Brace for tough year, growth to slow: PM


Prime Minister Manmohan Singh Friday said the economy could see yet another bad year, with growth expected to be lower than the targeted 6.5 per cent in 2013-14.

Addressing industry leaders at the annual meeting of Assocham, Singh, however, asserted that "things will improve soon" and that the focus of his government's political critics on the experiences of one bad year, while "making for good television", presented "a very distorted picture".

Listing the UPA's economic achievements since 2004, Singh said his government was committed to narrowing the current account deficit to 2.5 per cent of GDP while warning that growth this year is not likely to recover to the extent estimated. "We will leave no stone unturned to ensure that economy rebounds," Singh said.

The Prime Minister said market volatility was of great concern and that the Reserve Bank of India has sought to bring stability. He hoped that the depreciation of the rupee would help sections of the Indian industry, especially by making exports more competitive.

Singh tried to allay fears that the central bank may increase interest rates to support the depreciating rupee. The RBI, earlier this week, took significant steps to curb speculation in the currency market by making short-term funds more expensive for commercial banks to access.

"These steps are not meant to signal an increase in the long-term interest rates.
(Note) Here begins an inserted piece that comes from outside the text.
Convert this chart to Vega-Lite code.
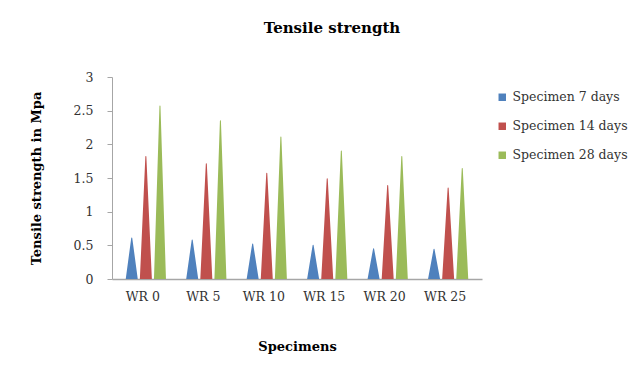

They are designed to contain speculative pressure on the currency. Once these short-term pressures have been contained, as I expect they will be, RBI can even consider reversing these pressures," Singh said.

He also said that the government would unveil more proposals on foreign direct investment but did not give details. India also needs to reduce its demand for gold and petroleum products, Singh added.

"We are committed to bringing the current account deficit under control by addressing the demand side and supply side of the problem. On the demand side, we need to reduce the demand for gold and the demand for petroleum products, the two biggest components of our trade deficit," he said. India's current account deficit was 4.8 per cent of GDP in 2012-13.